A cancer scientist, a chemist, and a biomedical engineer at the University of Rochester and its Wilmot Cancer Institute discovered a potential new drug and a new way to deliver it directly to acute myeloid leukemia cells.

The investigational drug is derived from plants in the magnolia family. Known as micheliolide, it has been studied for years because of its anti-cancer activity. But the Rochester trio invented a new synthetic version of the agent with more stability, and repackaged it using nanoparticles designed to swiftly send the drug to the bone marrow where leukemia hides and blooms.

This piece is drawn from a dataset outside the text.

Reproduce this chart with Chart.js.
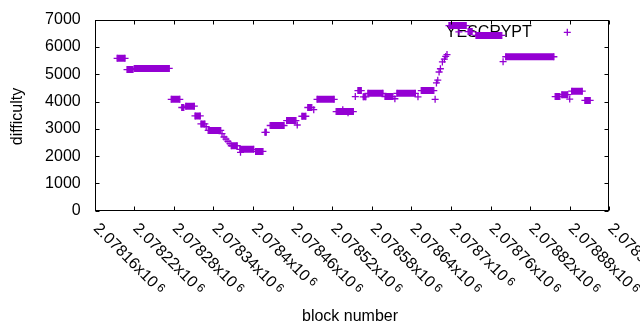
<!DOCTYPE html>
<html>
<head>
<meta charset="utf-8">
<script src="https://cdn.jsdelivr.net/npm/chart.js@4.4.1/dist/chart.umd.min.js"></script>
<style>
  html, body { margin: 0; padding: 0; background: #fff; }
  #wrap { width: 640px; height: 330px; }
</style>
</head>
<body>
<div id="wrap"><canvas id="chart" width="640" height="330"></canvas></div>
<script>
// SERIES
let seriesName = "YESCRYPT";

// runs of equal difficulty: first block, last block, difficulty
let runStart = [
    2078194, 2078209, 2078220, 2078276, 2078292, 2078298, 2078312, 2078321, 2078329, 2078332,
    2078353, 2078356, 2078359, 2078362, 2078365, 2078367, 2078380, 2078381, 2078404, 2078418,
    2078426, 2078451, 2078467, 2078474, 2078483, 2078492, 2078497, 2078526, 2078536, 2078544,
    2078555, 2078559, 2078567, 2078574, 2078600, 2078615, 2078618, 2078650, 2078655, 2078676,
    2078678, 2078680, 2078682, 2078684, 2078687, 2078690, 2078692, 2078694, 2078697, 2078712,
    2078726, 2078738, 2078779, 2078783, 2078858, 2078868, 2078880, 2078883, 2078903
];
let runEnd = [
    2078206, 2078218, 2078273, 2078289, 2078295, 2078311, 2078320, 2078327, 2078329, 2078351,
    2078353, 2078356, 2078359, 2078362, 2078365, 2078376, 2078401, 2078381, 2078415, 2078420,
    2078447, 2078465, 2078467, 2078480, 2078489, 2078492, 2078523, 2078552, 2078536, 2078544,
    2078555, 2078564, 2078571, 2078597, 2078612, 2078615, 2078646, 2078650, 2078674, 2078676,
    2078678, 2078680, 2078682, 2078684, 2078687, 2078690, 2078692, 2078694, 2078723, 2078712,
    2078732, 2078777, 2078779, 2078856, 2078865, 2078877, 2078880, 2078899, 2078911
];
let runDifficulty = [
    5580, 5170, 5210, 4080, 3780, 3830, 3470, 3180, 3080, 2940,
    2820, 2700, 2620, 2540, 2460, 2380, 2250, 2140, 2170, 2870,
    3120, 3300, 3140, 3460, 3780, 3700, 4080, 3630, 3700, 3590,
    4180, 4400, 4170, 4300, 4180, 4100, 4300, 4170, 4400, 4080,
    4680, 4780, 5080, 5200, 5450, 5550, 5650, 5720, 6780, 6550,
    6560, 6420, 5460, 5640, 4180, 4250, 4090, 4380, 4040
];

// AXES
let xTicks = [2078160, 2078220, 2078280, 2078340, 2078400, 2078460, 2078520,
              2078580, 2078640, 2078700, 2078760, 2078820, 2078880, 2078940];
let yTicks = [0, 1000, 2000, 3000, 4000, 5000, 6000, 7000];
let xTitle = "block number";
let yTitle = "difficulty";

let purple = "#9400d3";
let font = '"Liberation Sans", Arial, sans-serif';

// one segment per run, broken by a null point
let points = [];
for (let i = 0; i < runStart.length; i++) {
    points.push({ x: runStart[i], y: runDifficulty[i] });
    if (runEnd[i] !== runStart[i]) points.push({ x: runEnd[i], y: runDifficulty[i] });
    points.push({ x: runEnd[i], y: null });
}

function tickText(v) {
    return String(parseFloat((v / 1e6).toPrecision(6)));
}

function cross(ctx, x, y, r) {
    ctx.beginPath();
    ctx.moveTo(x - r, y); ctx.lineTo(x + r, y);
    ctx.moveTo(x, y - r); ctx.lineTo(x, y + r);
    ctx.stroke();
}

// gnuplot style frame, ticks and key
let gnuFrame = {
    id: "gnuFrame",
    beforeDatasetsDraw(chart) {
        let ctx = chart.ctx, a = chart.chartArea;
        ctx.save();
        ctx.font = "16px " + font;
        ctx.fillStyle = "#000";
        ctx.textAlign = "right";
        ctx.textBaseline = "alphabetic";
        ctx.fillText(seriesName, a.right - 77.5, 36.7);
        ctx.strokeStyle = purple;
        ctx.lineWidth = 1.3;
        cross(ctx, a.right - 42, 32.3, 3.5);
        ctx.restore();
    },
    afterDraw(chart) {
        let ctx = chart.ctx, a = chart.chartArea;
        let xs = chart.scales.x, ys = chart.scales.y;
        ctx.save();
        ctx.strokeStyle = "#000";
        ctx.lineWidth = 1;
        let L = Math.round(a.left) + 0.5, R = Math.round(a.right) - 0.5;
        let T = Math.round(a.top) + 0.5, B = Math.round(a.bottom) - 0.5;
        ctx.strokeRect(L, T, R - L, B - T);

        ctx.beginPath();
        xTicks.forEach(t => {
            let px = Math.round(xs.getPixelForValue(t)) + 0.5;
            ctx.moveTo(px, B); ctx.lineTo(px, B - 4);
            ctx.moveTo(px, T); ctx.lineTo(px, T + 4);
        });
        yTicks.forEach(t => {
            let py = Math.round(ys.getPixelForValue(t)) + 0.5;
            ctx.moveTo(L, py); ctx.lineTo(L + 4, py);
            ctx.moveTo(R, py); ctx.lineTo(R - 4, py);
        });
        ctx.stroke();

        ctx.fillStyle = "#000";
        ctx.font = "16px " + font;
        ctx.textAlign = "right";
        ctx.textBaseline = "middle";
        yTicks.forEach(t => {
            ctx.fillText(String(t), a.left - 14, ys.getPixelForValue(t));
        });

        ctx.textAlign = "left";
        ctx.textBaseline = "alphabetic";
        xTicks.forEach(t => {
            let px = xs.getPixelForValue(t);
            let s = tickText(t) + "x10";
            ctx.save();
            ctx.translate(px - 2, a.bottom + 18.5);
            ctx.rotate(Math.PI / 4);
            ctx.font = "16px " + font;
            ctx.fillText(s, 0, 0);
            let w = ctx.measureText(s).width;
            ctx.font = "12px " + font;
            ctx.fillText("6", w + 3, -3);
            ctx.restore();
        });

        ctx.font = "16px " + font;
        ctx.textAlign = "center";
        ctx.fillText(xTitle, (a.left + a.right) / 2 - 2, 321);
        ctx.save();
        ctx.translate(22, 116.5);
        ctx.rotate(-Math.PI / 2);
        ctx.textBaseline = "alphabetic";
        ctx.fillText(yTitle, 0, 0);
        ctx.restore();
        ctx.restore();
    }
};

new Chart(document.getElementById("chart"), {
    type: "scatter",
    data: {
        datasets: [{
            label: seriesName,
            data: points,
            showLine: true,
            spanGaps: false,
            borderColor: purple,
            borderWidth: 7,
            borderCapStyle: "butt",
            pointStyle: "cross",
            pointRadius: 3.5,
            pointHoverRadius: 3.5,
            pointBorderWidth: 1.3,
            pointBorderColor: purple,
            pointBackgroundColor: purple
        }]
    },
    options: {
        responsive: false,
        animation: false,
        devicePixelRatio: 1,
        events: [],
        layout: { padding: { left: 94.7, right: 30.7, top: 19.6, bottom: 119.3 } },
        scales: {
            x: { type: "linear", min: 2078160, max: 2078940, display: false },
            y: { type: "linear", min: 0, max: 7000, display: false }
        },
        plugins: {
            legend: { display: false },
            tooltip: { enabled: false }
        }
    },
    plugins: [gnuFrame]
});
</script>
</body>
</html>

Their paper, in the journal Advanced Therapeutics, describes progress to selectively destroy the stem cells at the root of acute leukemia, a disease with a generally low survival rate. 

For a more thorough look at their work and how drug analogs move through technology and toward patient care, please click here.

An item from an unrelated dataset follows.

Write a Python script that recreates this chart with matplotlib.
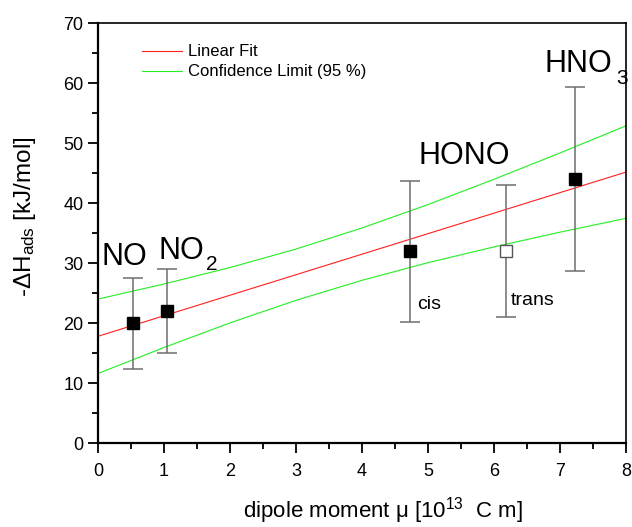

The team includes Rudi Fasan, Ph.D., the Andrew S. Kende Professor of Chemistry at the UR; Danielle Benoit, Ph.D., professor of Biomedical Engineering; and Ben Frisch, Ph.D., assistant professor of Pathology and Laboratory Medicine and Biomedical Engineering. The trio launched their project in 2017, aided by University of Rochester seed funding. The project was also supported by the National Science Foundation, National Institutes of Health, a UR Clinical Translational Science Award, and a Drug Discovery Grant.

Frisch, whose lab is at Wilmot, has been testing the investigational drug’s potency and how well the nanoparticles navigate the bone marrow in mice. Further research is needed before the system can be evaluated in human clinical trials, researchers said. 

Nanotechnology, a growing field, provides an alternate way to carry medical therapies in the body to its intended cell targets. For example, nanoparticles are used in the mRNA vaccines against COVID-19 and are believed to have promise in many areas of medicine.